Language As Status Symbol: Immersion Programs Are All The Rage  If You Can Afford Them

When I entered the public school system in Canada a bilingual country, if anyone needs reminding  in the 1970s, second-language learning seemed a bit of an afterthought. It was mandatory, yes, even in English Canada. But it started in the third grade and took up about one fifteenth of a given week.

By the time I hit middle school there were options. Some schools offered late-immersion programs where French (it was nearly always French) played a larger role. By high school you were guaranteed to be somewhat conversational, a bit more analytical than the non-immersion students, and able to spell all those complicated conjugations. But you were also set up to fail, because high schools were still playing catch-up with early-years language learning. This was my experience: by the 12th grade I had lost all but the most essential French pleasantries. I wouldn’t have been able to survive even in cosmopolitan Montreal.

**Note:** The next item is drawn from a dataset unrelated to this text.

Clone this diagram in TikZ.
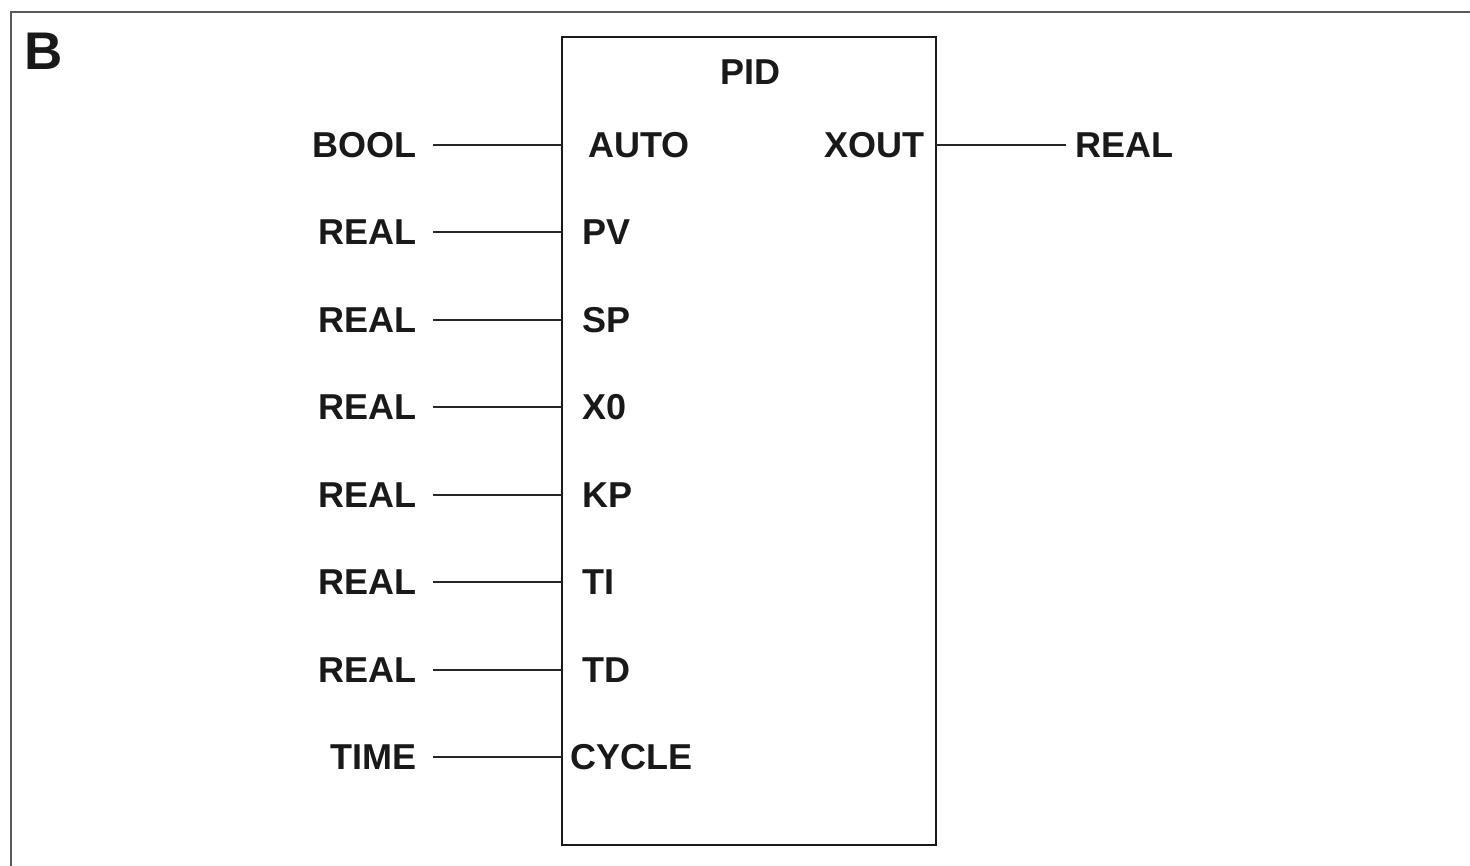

Today as my children enter the public school system (in another country, but anyway) language programs have become the yardstick for measuring a good institution. Language immersion starts earlier in life and covers a broader range of subjects. Families clamor to get their children into local immersion programs and use them to ease the path into better out-of-district schools. And as more minority communities gain status, schools begin to diversify, offering not only French but Spanish, Greek, Hebrew and particularly Chinese. Jewish schools, resigned to old, crusty buildings in downbeat areas in my day, are getting spanking new facilities in happier locations.

This is all great news for the children whose local schools are upping the language ante. But here’s the catch: not all schools are.

In established neighborhoods it seems schools that emphasize language study are multiplying. And in fast-gentrifying areas, once poorly rated schools are topping the charts with new and improved language programs. So who’s getting the leg up on language? The most affluent families, it would appear, have the edge.

Perhaps the stasis in less prosperous areas has to do with the proportion of immigrant families, who have to grapple with English as a second language and don’t have the luxury to dabble in the finer points of French. Or maybe it’s that the French and Spanish element in North America along with the Chinese and Jewish communities have more lobbying power.

Whatever the case, I’m envisioning gangs of middle-class children philosophizing in berets over their juice boxes and ordering takeout in tone-perfect Mandarin while the lower classes look on, perplexed, wondering why English suddenly isn’t quite good enough.

So what group would you want your child in?